# EXERCISE:
Please retype the data in full and exactly; the pictures are not part of the copy.
====
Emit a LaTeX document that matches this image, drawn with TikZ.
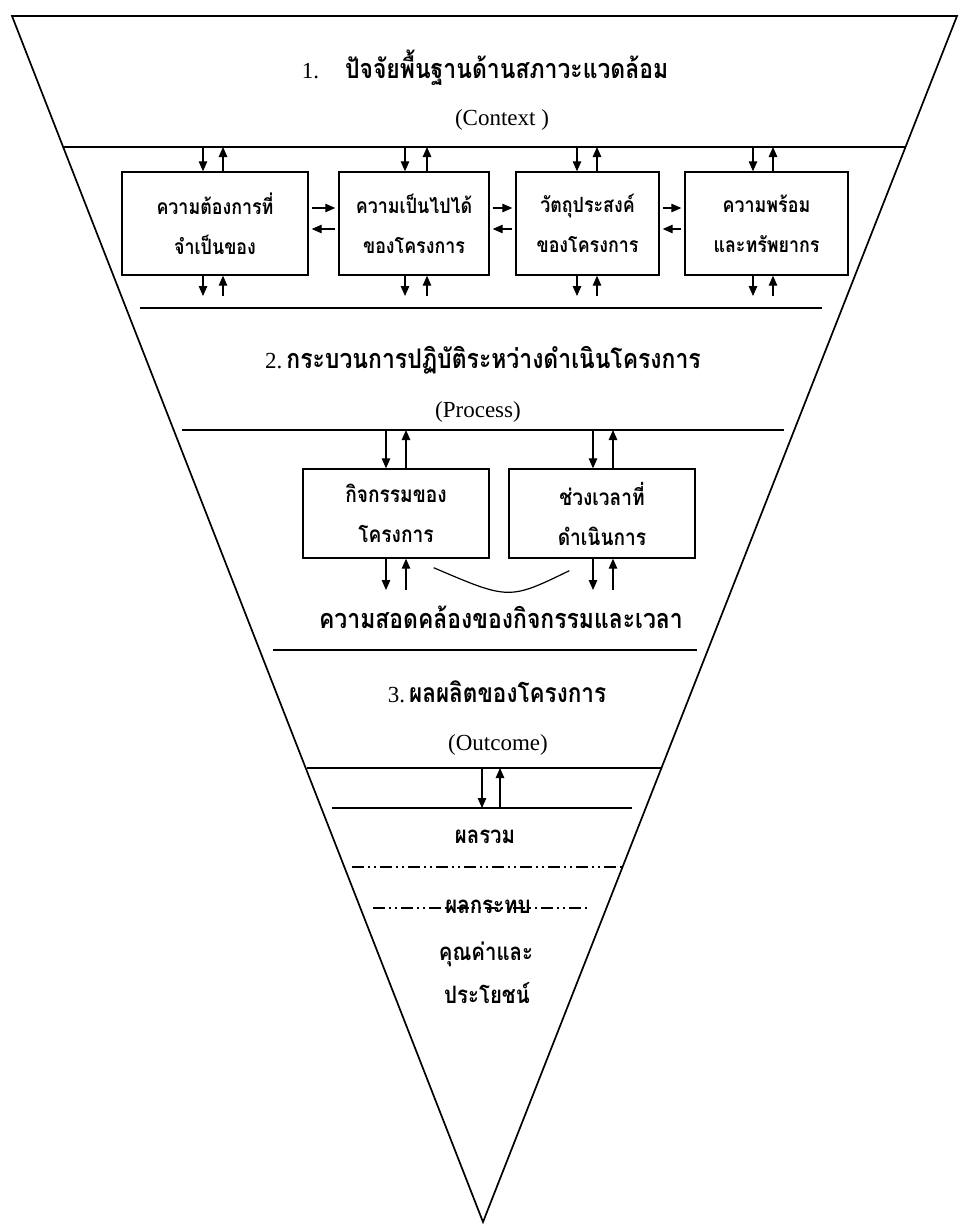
\documentclass[tikz,border=0pt]{standalone}
\usepackage{fontspec}
\setmainfont{Liberation Serif}
\newfontfamily\thai[Script=Thai, FakeStretch=0.85]{Loma}
\usetikzlibrary{arrows.meta,calc}
\begin{document}
\begin{tikzpicture}[x=1pt,y=-1pt,
  edge/.style={line width=1.7pt, line join=miter},
  hline/.style={line width=1.4pt},
  dline/.style={line width=1.3pt, dash pattern=on 12pt off 4pt on 2pt off 4pt on 2pt off 4pt},
  arr/.style={line width=1.2pt, -{Triangle[length=10pt,width=8.5pt]}},
  box/.style={draw, line width=1.4pt, align=center, inner sep=0pt, minimum height=103pt,
              font=\thai\bfseries\fontsize{21}{40}\selectfont},
  pbox/.style={box, minimum width=186pt, minimum height=89pt,
              font=\thai\bfseries\fontsize{22.5}{40}\selectfont},
  ttl/.style={anchor=base, font=\fontsize{23}{28}\selectfont},
  thlab/.style={anchor=base, font=\thai\bfseries\fontsize{24}{28}\selectfont},
]
\useasboundingbox (0,0) rectangle (961,1226);
% triangle
\coordinate (tl) at (12,16);
\coordinate (tr) at (957,16);
\coordinate (ap) at (483,1222);
\draw[edge] (tl) -- (tr) -- (ap) -- cycle;

% section 1
\node[ttl] (t1) at (485,78) {1.\hspace{26pt}{\thai\bfseries\fontsize{27}{28}\selectfont ปัจจัยพื้นฐานด้านสภาวะแวดล้อม}};
\node[ttl] (c1) at (502,125) {(Context )};
\coordinate (l1a) at (64,147); \coordinate (l1b) at (905,147);
\draw[edge] (l1a) -- (l1b);

\node[box, minimum width=186pt] (b1) at (215,223.5) {ความต้องการที่\\จำเป็นของ};
\node[box, minimum width=150pt] (b2) at (414,223.5) {ความเป็นไปได้\\ของโครงการ};
\node[box, minimum width=143pt] (b3) at (587.5,223.5) {วัตถุประสงค์\\ของโครงการ};
\node[box, minimum width=163pt] (b4) at (766.5,223.5) {ความพร้อม\\และทรัพยากร};

\coordinate (bl) at (0,296);
\foreach \b/\d/\u in {b1/-12/8, b2/-9/13, b3/-10.5/9.5, b4/-13.5/6.5}{
  \draw[arr] ([xshift=\d pt]\b.north |- l1a) -- ([xshift=\d pt]\b.north);
  \draw[arr] ([xshift=\u pt]\b.north) -- ([xshift=\u pt]\b.north |- l1a);
  \draw[arr] ([xshift=\d pt]\b.south) -- ([xshift=\d pt]\b.south |- bl);
  \draw[arr] ([xshift=\u pt]\b.south |- bl) -- ([xshift=\u pt]\b.south);
}
\foreach \a/\b in {b1/b2, b2/b3, b3/b4}{
  \draw[arr, shorten <=3pt, shorten >=3pt] ([yshift=15.5pt]\a.east) -- ([yshift=15.5pt]\a.east -| \b.west);
  \draw[arr, shorten <=3pt, shorten >=3pt] ([yshift=-5.5pt]\a.east -| \b.west) -- ([yshift=-5.5pt]\a.east);
}
\coordinate (l2a) at (140,308); \coordinate (l2b) at (822,308);
\draw[hline] (l2a) -- (l2b);

% section 2
\node[ttl] (t2) at (483,368) {2.\hspace{4pt}{\thai\bfseries\fontsize{27}{28}\selectfont กระบวนการปฏิบัติระหว่างดำเนินโครงการ}};
\node[ttl] (c2) at (478,417) {(Process)};
\coordinate (l3a) at (182,430); \coordinate (l3b) at (784,430);
\draw[hline] (l3a) -- (l3b);

\node[pbox] (pa) at (396,513.5) {กิจกรรมของ\\โครงการ};
\node[pbox] (pb) at (602,513.5) {ช่วงเวลาที่\\ดำเนินการ};
\coordinate (pl) at (0,590);
\foreach \b/\d/\u in {pa/-10/10, pb/-9/11}{
  \draw[arr] ([xshift=\d pt]\b.north |- l3a) -- ([xshift=\d pt]\b.north);
  \draw[arr] ([xshift=\u pt]\b.north) -- ([xshift=\u pt]\b.north |- l3a);
  \draw[arr] ([xshift=\d pt]\b.south) -- ([xshift=\d pt]\b.south |- pl);
  \draw[arr] ([xshift=\u pt]\b.south |- pl) -- ([xshift=\u pt]\b.south);
}
\coordinate (arcL) at ($(pa.south east)+(-56,9)$);
\coordinate (arcR) at ($(pb.south west)+(61,12)$);
\draw[line width=1.2pt] (arcL) .. controls (509,600) .. (arcR);
\node[thlab, font=\thai\bfseries\fontsize{27}{30}\selectfont] (sync) at (501,628) {ความสอดคล้องของกิจกรรมและเวลา};
\coordinate (l4a) at (273,650); \coordinate (l4b) at (697,650);
\draw[hline] (l4a) -- (l4b);

% section 3
\node[ttl] (t3) at (497,702) {3.\hspace{4pt}{\thai\bfseries\fontsize{26.5}{28}\selectfont ผลผลิตของโครงการ}};
\node[ttl] (c3) at (498,750) {(Outcome)};
\coordinate (l5a) at (307,768); \coordinate (l5b) at (661,768);
\draw[hline] (l5a) -- (l5b);
\coordinate (l6a) at (332,808); \coordinate (l6b) at (632,808);
\draw[hline] (l6a) -- (l6b);
\draw[arr] (482,0 |- l5a) -- (482,0 |- l6a);
\draw[arr] (500,0 |- l6a) -- (500,0 |- l5a);

\node[thlab] (r1) at (485,843) {ผลรวม};
\coordinate (d1a) at (352,867); \coordinate (d1b) at (623,867);
\draw[dline] (d1a) -- (d1b);
\coordinate (d2a) at (373,908); \coordinate (d2b) at (590,908);
\draw[dline] (d2a) -- (d2b);
\node[thlab] (r2) at (488,913) {ผลกระทบ};
\node[thlab] (r3) at (486,960) {คุณค่าและ};
\node[thlab] (r4) at (487,1003) {ประโยชน์};
\end{tikzpicture}
\end{document}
====
# PROBLEM SOLUTION:
Emit a LaTeX document that matches this image, drawn with TikZ.
\documentclass[tikz,border=0pt]{standalone}
\usepackage{fontspec}
\setmainfont{Liberation Serif}
\newfontfamily\thai[Script=Thai, FakeStretch=0.85]{Loma}
\usetikzlibrary{arrows.meta,calc}
\begin{document}
\begin{tikzpicture}[x=1pt,y=-1pt,
  edge/.style={line width=1.7pt, line join=miter},
  hline/.style={line width=1.4pt},
  dline/.style={line width=1.3pt, dash pattern=on 12pt off 4pt on 2pt off 4pt on 2pt off 4pt},
  arr/.style={line width=1.2pt, -{Triangle[length=10pt,width=8.5pt]}},
  box/.style={draw, line width=1.4pt, align=center, inner sep=0pt, minimum height=103pt,
              font=\thai\bfseries\fontsize{21}{40}\selectfont},
  pbox/.style={box, minimum width=186pt, minimum height=89pt,
              font=\thai\bfseries\fontsize{22.5}{40}\selectfont},
  ttl/.style={anchor=base, font=\fontsize{23}{28}\selectfont},
  thlab/.style={anchor=base, font=\thai\bfseries\fontsize{24}{28}\selectfont},
]
\useasboundingbox (0,0) rectangle (961,1226);
% triangle
\coordinate (tl) at (12,16);
\coordinate (tr) at (957,16);
\coordinate (ap) at (483,1222);
\draw[edge] (tl) -- (tr) -- (ap) -- cycle;

% section 1
\node[ttl] (t1) at (485,78) {1.\hspace{26pt}{\thai\bfseries\fontsize{27}{28}\selectfont ปัจจัยพื้นฐานด้านสภาวะแวดล้อม}};
\node[ttl] (c1) at (502,125) {(Context )};
\coordinate (l1a) at (64,147); \coordinate (l1b) at (905,147);
\draw[edge] (l1a) -- (l1b);

\node[box, minimum width=186pt] (b1) at (215,223.5) {ความต้องการที่\\จำเป็นของ};
\node[box, minimum width=150pt] (b2) at (414,223.5) {ความเป็นไปได้\\ของโครงการ};
\node[box, minimum width=143pt] (b3) at (587.5,223.5) {วัตถุประสงค์\\ของโครงการ};
\node[box, minimum width=163pt] (b4) at (766.5,223.5) {ความพร้อม\\และทรัพยากร};

\coordinate (bl) at (0,296);
\foreach \b/\d/\u in {b1/-12/8, b2/-9/13, b3/-10.5/9.5, b4/-13.5/6.5}{
  \draw[arr] ([xshift=\d pt]\b.north |- l1a) -- ([xshift=\d pt]\b.north);
  \draw[arr] ([xshift=\u pt]\b.north) -- ([xshift=\u pt]\b.north |- l1a);
  \draw[arr] ([xshift=\d pt]\b.south) -- ([xshift=\d pt]\b.south |- bl);
  \draw[arr] ([xshift=\u pt]\b.south |- bl) -- ([xshift=\u pt]\b.south);
}
\foreach \a/\b in {b1/b2, b2/b3, b3/b4}{
  \draw[arr, shorten <=3pt, shorten >=3pt] ([yshift=15.5pt]\a.east) -- ([yshift=15.5pt]\a.east -| \b.west);
  \draw[arr, shorten <=3pt, shorten >=3pt] ([yshift=-5.5pt]\a.east -| \b.west) -- ([yshift=-5.5pt]\a.east);
}
\coordinate (l2a) at (140,308); \coordinate (l2b) at (822,308);
\draw[hline] (l2a) -- (l2b);

% section 2
\node[ttl] (t2) at (483,368) {2.\hspace{4pt}{\thai\bfseries\fontsize{27}{28}\selectfont กระบวนการปฏิบัติระหว่างดำเนินโครงการ}};
\node[ttl] (c2) at (478,417) {(Process)};
\coordinate (l3a) at (182,430); \coordinate (l3b) at (784,430);
\draw[hline] (l3a) -- (l3b);

\node[pbox] (pa) at (396,513.5) {กิจกรรมของ\\โครงการ};
\node[pbox] (pb) at (602,513.5) {ช่วงเวลาที่\\ดำเนินการ};
\coordinate (pl) at (0,590);
\foreach \b/\d/\u in {pa/-10/10, pb/-9/11}{
  \draw[arr] ([xshift=\d pt]\b.north |- l3a) -- ([xshift=\d pt]\b.north);
  \draw[arr] ([xshift=\u pt]\b.north) -- ([xshift=\u pt]\b.north |- l3a);
  \draw[arr] ([xshift=\d pt]\b.south) -- ([xshift=\d pt]\b.south |- pl);
  \draw[arr] ([xshift=\u pt]\b.south |- pl) -- ([xshift=\u pt]\b.south);
}
\coordinate (arcL) at ($(pa.south east)+(-56,9)$);
\coordinate (arcR) at ($(pb.south west)+(61,12)$);
\draw[line width=1.2pt] (arcL) .. controls (509,600) .. (arcR);
\node[thlab, font=\thai\bfseries\fontsize{27}{30}\selectfont] (sync) at (501,628) {ความสอดคล้องของกิจกรรมและเวลา};
\coordinate (l4a) at (273,650); \coordinate (l4b) at (697,650);
\draw[hline] (l4a) -- (l4b);

% section 3
\node[ttl] (t3) at (497,702) {3.\hspace{4pt}{\thai\bfseries\fontsize{26.5}{28}\selectfont ผลผลิตของโครงการ}};
\node[ttl] (c3) at (498,750) {(Outcome)};
\coordinate (l5a) at (307,768); \coordinate (l5b) at (661,768);
\draw[hline] (l5a) -- (l5b);
\coordinate (l6a) at (332,808); \coordinate (l6b) at (632,808);
\draw[hline] (l6a) -- (l6b);
\draw[arr] (482,0 |- l5a) -- (482,0 |- l6a);
\draw[arr] (500,0 |- l6a) -- (500,0 |- l5a);

\node[thlab] (r1) at (485,843) {ผลรวม};
\coordinate (d1a) at (352,867); \coordinate (d1b) at (623,867);
\draw[dline] (d1a) -- (d1b);
\coordinate (d2a) at (373,908); \coordinate (d2b) at (590,908);
\draw[dline] (d2a) -- (d2b);
\node[thlab] (r2) at (488,913) {ผลกระทบ};
\node[thlab] (r3) at (486,960) {คุณค่าและ};
\node[thlab] (r4) at (487,1003) {ประโยชน์};
\end{tikzpicture}
\end{document}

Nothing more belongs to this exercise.